El GAME OF THRONES de hoy es más popcorn que nunca. Elegante, épico, refinado y bien producido, pero cada vez más cercano a la comida chatarra. Un poco como ha sucedido con casi todo el mercado televisivo –salvo David Lynch, que con TWIN PEAKS deja en claro que todo esto le importa un comino–, la época dorada de las series de televisión va dando paso, cada vez más rápidamente y con una consistencia de negocio tipo cancha de paddle (o parripollo, o cervecería artesanal, o pónganle la innovación vuelta masiva y previsible que quieran) a un ejército de productos bien armados y lustraditos, pero que no tienen la frescura ni el riesgo de antaño, de esa década maravillosa que va desde que Tony Soprano ahorcaba a un viejo enemigo con sus propias manos hasta que Walter White dejaba morir a la novia de Jesse en lugar de salvarla.
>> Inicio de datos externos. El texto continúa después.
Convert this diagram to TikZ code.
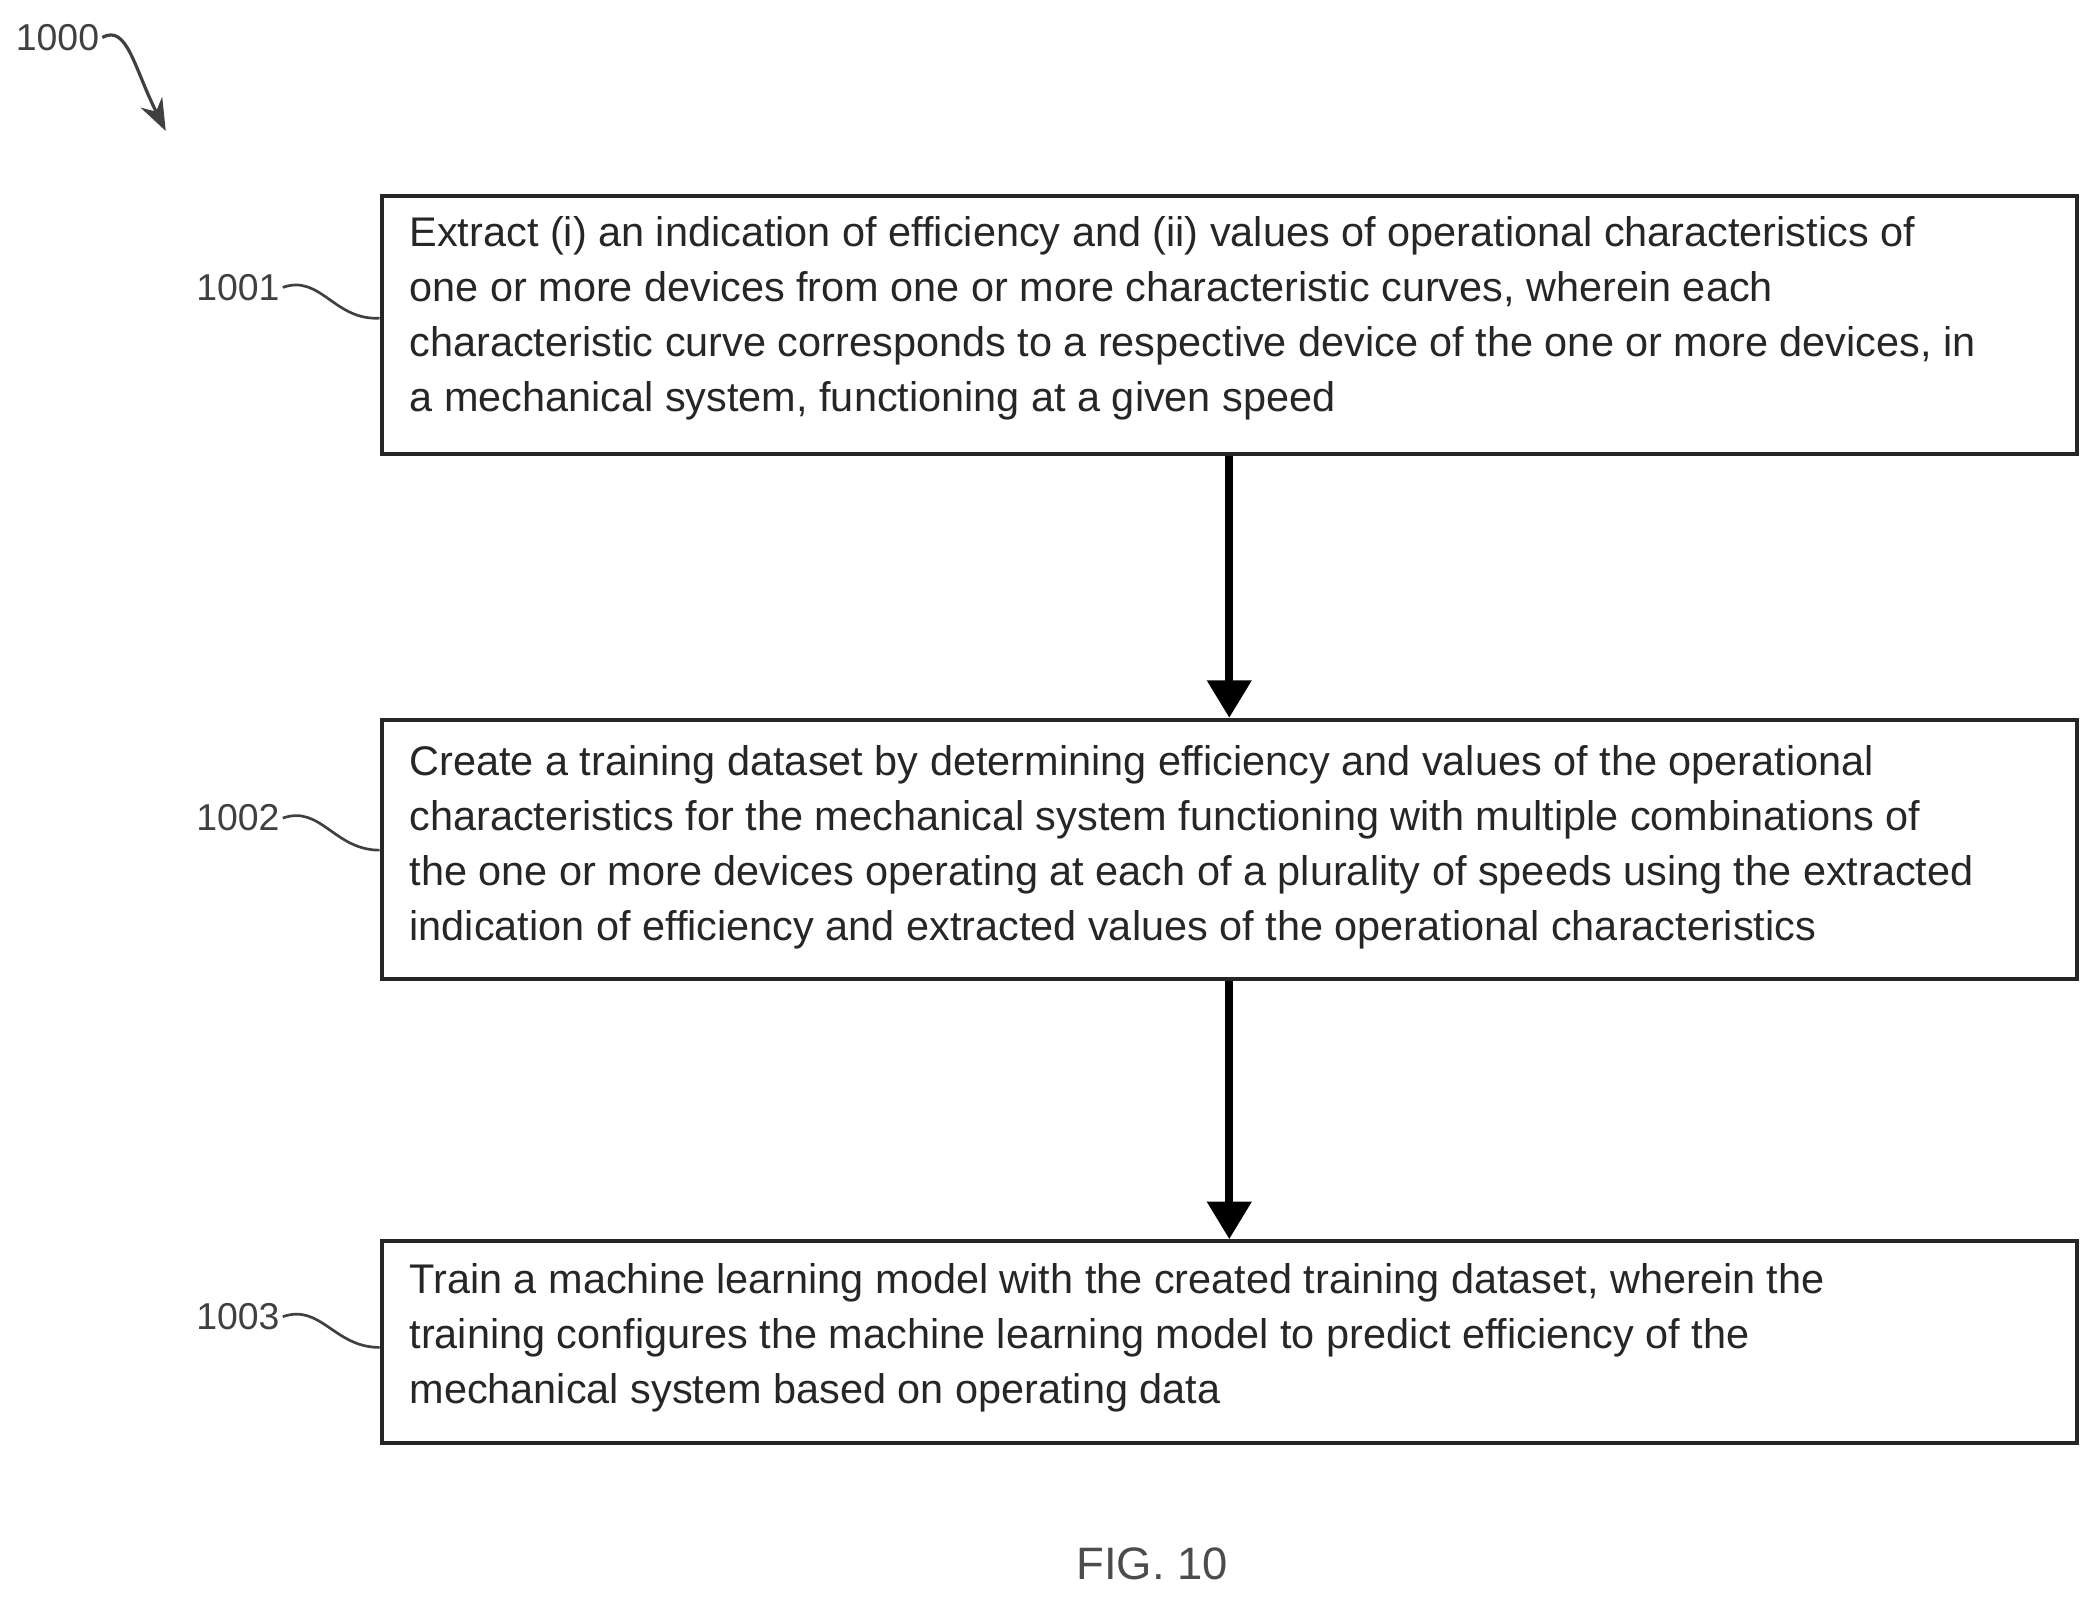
\documentclass[tikz,border=0pt]{standalone}
\usepackage{fontspec}
\setmainfont{Liberation Sans}
\usetikzlibrary{arrows.meta}
\begin{document}
\begin{tikzpicture}[x=0.5pt,y=-0.5pt,
  box/.style={draw=black!85,line width=1.6pt,inner sep=0pt},
  txt/.style={anchor=west,align=left,font=\fontsize{15.5}{20.5}\selectfont,text=black!85,inner sep=0pt},
  lab/.style={font=\fontsize{14}{16}\selectfont,text=black!75,inner sep=1pt},
  flow/.style={line width=3pt,-{Triangle[length=14pt,width=16pt]}},
  sq/.style={line width=1pt,black!75}]
\useasboundingbox (0,0) rectangle (1568,1202);
\node[box,minimum width=634pt,minimum height=96.5pt,anchor=north west] (b1) at (284,145) {};
\node[box,minimum width=634pt,minimum height=97pt,anchor=north west] (b2) at (284,537) {};
\node[box,minimum width=634pt,minimum height=75.5pt,anchor=north west] (b3) at (284,927) {};
\node[txt] (t1) at (306,238) {Extract (i) an indication of efficiency and (ii) values of operational characteristics of\\one or more devices from one or more characteristic curves, wherein each\\characteristic curve corresponds to a respective device of the one or more devices, in\\a mechanical system, functioning at a given speed};
\node[txt] (t2) at (306,634) {Create a training dataset by determining efficiency and values of the operational\\characteristics for the mechanical system functioning with multiple combinations of\\the one or more devices operating at each of a plurality of speeds using the extracted\\indication of efficiency and extracted values of the operational characteristics};
\node[txt] (t3) at (306,1001) {Train a machine learning model with the created training dataset, wherein the\\training configures the machine learning model to predict efficiency of the\\mechanical system based on operating data};
\draw[flow] (b1.south) -- (b2.north);
\draw[flow] (b2.south) -- (b3.north);
\node[lab] (l0) at (43,28) {1000};
\node[lab] (l1) at (178,215) {1001};
\node[lab] (l2) at (178,612) {1002};
\node[lab] (l3) at (178,985) {1003};
\coordinate (c0) at (124,98);
\draw[sq] (l1.east) .. controls (240,205) and (250,240) .. (b1.west |- 0,238);
\draw[sq] (l2.east) .. controls (240,602) and (250,636) .. (b2.west |- 0,636);
\draw[sq] (l3.east) .. controls (240,975) and (250,1008) .. (b3.west |- 0,1008);
\draw[sq,line width=1.2pt,-{Stealth[length=12pt,width=9pt]}] (l0.east) .. controls (95,18) and (100,50) .. (c0);
\node[font=\fontsize{17}{20}\selectfont,text=black!70] (fig) at (862,1170) {FIG. 10};
\end{tikzpicture}
\end{document}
Fueron cosas como esas –los grises, la ambigüedad moral, la sorpresa– y no el lustre de la superproducción o la “cinematográfica factura técnica” lo que salvó a la TV de su propio agujero negro. Agujero al que –mercadotecnia y fan service mediante– está volviendo a entrar. Y ni GAME OF THRONES, que es una serie lo suficientemente exitosa y establecida como para necesitar esos atajos, lo puede evitar.

  1. Esta reseña del episodio inaugural será la única que haré hasta el final de la temporada. Es una excepción, solo inspirada en una serie de ideas y fastidios que me produjo el capítulo y que no pude evitar volcar aquí.